The Home Secretary insisted today that the government is putting more resources and technology into speeding up the process, adding that a pilot in Leeds of the new “asylum transformation programme” has seen interview times reduced by over a third.
As for the surge in the number of those crossing from Albania, she said the Home Office was “working to ensure Albanian cases are processed” and those who are “abusing modern slavery laws” are removed, “sometimes within days.”
Interestingly, while migration is one of the most politically divisive issues, the importance of speeding up the asylum claims process is an area in which those across the political spectrum generally align – one which even saw Braverman and Diane Abbott find common ground this afternoon.
“It’s not often I say this, but I actually agree with her,” remarked Braverman in the Commons, when Abbott pointed out that tackling this backlog is in the interest of all parties.

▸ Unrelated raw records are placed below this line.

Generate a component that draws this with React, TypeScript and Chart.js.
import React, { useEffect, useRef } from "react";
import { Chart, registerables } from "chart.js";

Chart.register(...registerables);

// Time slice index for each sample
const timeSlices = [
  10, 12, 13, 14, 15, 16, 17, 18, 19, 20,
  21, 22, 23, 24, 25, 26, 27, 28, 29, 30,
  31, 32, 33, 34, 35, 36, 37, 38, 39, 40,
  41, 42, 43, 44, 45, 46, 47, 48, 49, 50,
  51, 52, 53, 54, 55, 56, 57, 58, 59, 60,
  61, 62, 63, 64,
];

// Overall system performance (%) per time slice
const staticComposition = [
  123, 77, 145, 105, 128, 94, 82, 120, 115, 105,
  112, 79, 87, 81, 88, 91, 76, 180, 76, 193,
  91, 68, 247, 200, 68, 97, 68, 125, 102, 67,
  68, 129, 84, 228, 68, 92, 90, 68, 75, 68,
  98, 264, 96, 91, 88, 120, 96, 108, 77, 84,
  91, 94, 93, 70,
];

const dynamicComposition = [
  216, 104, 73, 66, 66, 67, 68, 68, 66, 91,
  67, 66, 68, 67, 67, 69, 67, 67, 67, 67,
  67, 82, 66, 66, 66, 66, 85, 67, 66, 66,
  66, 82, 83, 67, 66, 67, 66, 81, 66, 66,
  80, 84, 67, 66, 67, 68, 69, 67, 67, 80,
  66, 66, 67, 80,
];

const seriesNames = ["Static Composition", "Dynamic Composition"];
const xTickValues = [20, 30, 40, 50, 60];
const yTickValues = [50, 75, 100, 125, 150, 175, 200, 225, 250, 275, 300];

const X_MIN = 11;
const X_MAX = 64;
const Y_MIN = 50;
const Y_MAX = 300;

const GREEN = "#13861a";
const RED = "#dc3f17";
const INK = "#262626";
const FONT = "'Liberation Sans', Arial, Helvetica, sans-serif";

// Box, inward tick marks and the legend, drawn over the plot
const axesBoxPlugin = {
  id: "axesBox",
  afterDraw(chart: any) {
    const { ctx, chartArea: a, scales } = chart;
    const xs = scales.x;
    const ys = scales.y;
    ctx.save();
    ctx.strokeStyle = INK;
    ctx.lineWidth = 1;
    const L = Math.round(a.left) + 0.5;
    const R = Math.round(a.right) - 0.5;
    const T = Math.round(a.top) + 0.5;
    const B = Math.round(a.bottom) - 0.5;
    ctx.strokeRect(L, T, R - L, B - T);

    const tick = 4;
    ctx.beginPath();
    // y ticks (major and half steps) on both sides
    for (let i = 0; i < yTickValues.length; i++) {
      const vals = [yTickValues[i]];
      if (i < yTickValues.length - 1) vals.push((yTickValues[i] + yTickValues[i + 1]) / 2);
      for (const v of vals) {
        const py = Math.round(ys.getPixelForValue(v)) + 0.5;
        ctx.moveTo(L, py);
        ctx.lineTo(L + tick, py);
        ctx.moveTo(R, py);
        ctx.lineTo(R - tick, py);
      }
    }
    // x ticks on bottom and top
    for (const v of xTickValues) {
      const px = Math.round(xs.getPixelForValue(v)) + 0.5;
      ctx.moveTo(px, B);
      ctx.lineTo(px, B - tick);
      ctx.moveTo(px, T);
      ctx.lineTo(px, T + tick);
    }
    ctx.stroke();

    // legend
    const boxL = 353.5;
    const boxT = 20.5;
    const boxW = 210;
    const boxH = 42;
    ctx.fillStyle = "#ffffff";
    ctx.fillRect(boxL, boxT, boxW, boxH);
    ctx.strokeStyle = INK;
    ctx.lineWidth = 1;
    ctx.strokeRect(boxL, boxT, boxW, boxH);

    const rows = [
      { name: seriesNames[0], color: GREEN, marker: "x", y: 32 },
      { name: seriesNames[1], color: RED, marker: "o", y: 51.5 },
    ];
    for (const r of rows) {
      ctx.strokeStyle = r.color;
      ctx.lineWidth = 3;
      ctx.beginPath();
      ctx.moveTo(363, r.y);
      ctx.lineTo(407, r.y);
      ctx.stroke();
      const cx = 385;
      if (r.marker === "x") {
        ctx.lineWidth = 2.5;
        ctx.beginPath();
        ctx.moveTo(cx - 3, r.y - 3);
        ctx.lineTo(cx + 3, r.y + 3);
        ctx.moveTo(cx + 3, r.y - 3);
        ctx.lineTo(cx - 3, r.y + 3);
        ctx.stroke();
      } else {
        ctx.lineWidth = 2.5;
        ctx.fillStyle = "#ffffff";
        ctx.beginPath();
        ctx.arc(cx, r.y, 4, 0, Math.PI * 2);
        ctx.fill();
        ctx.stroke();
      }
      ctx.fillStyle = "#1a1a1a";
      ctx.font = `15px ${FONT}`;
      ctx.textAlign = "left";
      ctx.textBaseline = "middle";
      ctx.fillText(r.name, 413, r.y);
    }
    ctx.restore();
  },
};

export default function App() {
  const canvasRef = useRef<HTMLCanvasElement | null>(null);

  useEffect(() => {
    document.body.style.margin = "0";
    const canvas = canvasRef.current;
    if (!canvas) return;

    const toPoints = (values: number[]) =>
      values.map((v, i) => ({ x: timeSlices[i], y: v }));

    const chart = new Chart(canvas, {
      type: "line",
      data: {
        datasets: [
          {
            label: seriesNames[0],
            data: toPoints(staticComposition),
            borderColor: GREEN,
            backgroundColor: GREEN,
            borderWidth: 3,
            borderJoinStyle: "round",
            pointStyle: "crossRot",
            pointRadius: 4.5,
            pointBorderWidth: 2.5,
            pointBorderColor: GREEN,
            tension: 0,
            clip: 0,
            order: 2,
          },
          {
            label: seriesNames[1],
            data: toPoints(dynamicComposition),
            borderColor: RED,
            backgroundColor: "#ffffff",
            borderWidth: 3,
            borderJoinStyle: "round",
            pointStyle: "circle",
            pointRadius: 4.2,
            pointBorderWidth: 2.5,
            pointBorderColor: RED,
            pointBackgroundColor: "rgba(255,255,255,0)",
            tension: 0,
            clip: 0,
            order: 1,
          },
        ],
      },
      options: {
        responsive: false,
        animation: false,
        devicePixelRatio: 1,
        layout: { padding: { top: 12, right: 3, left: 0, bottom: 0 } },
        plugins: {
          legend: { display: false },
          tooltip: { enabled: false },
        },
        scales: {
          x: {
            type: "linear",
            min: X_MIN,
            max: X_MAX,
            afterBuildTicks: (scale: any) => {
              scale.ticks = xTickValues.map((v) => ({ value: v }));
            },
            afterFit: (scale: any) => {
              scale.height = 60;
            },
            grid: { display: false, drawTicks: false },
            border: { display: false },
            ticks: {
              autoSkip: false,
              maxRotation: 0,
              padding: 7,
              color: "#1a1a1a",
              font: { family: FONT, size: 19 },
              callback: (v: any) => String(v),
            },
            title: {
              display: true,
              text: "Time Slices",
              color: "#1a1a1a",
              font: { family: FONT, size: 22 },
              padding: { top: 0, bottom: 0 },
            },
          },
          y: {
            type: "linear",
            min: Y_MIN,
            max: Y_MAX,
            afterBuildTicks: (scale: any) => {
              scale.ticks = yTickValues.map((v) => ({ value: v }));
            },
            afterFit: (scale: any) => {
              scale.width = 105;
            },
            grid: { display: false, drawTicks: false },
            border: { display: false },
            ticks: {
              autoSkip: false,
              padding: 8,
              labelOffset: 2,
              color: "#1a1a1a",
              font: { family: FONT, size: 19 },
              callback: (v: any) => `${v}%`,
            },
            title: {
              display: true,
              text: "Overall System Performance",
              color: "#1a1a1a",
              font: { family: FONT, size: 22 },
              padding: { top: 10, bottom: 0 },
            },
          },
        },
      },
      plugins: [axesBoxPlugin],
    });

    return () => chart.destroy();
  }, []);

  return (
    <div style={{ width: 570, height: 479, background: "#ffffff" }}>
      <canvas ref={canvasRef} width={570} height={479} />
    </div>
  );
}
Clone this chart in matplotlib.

The longer asylum seekers wait for their claims to be processed, the longer they are left in a dire state of limbo and banned from working, and the longer too that they are being accommodated at public expense.
As for Braverman herself, she may have kept the hounds at bay for now by playing things with a straight bat in the Commons, but the potent mix of twin scandals is acting as a drag on Rishi Sunak’s new government. Her days might well be numbered.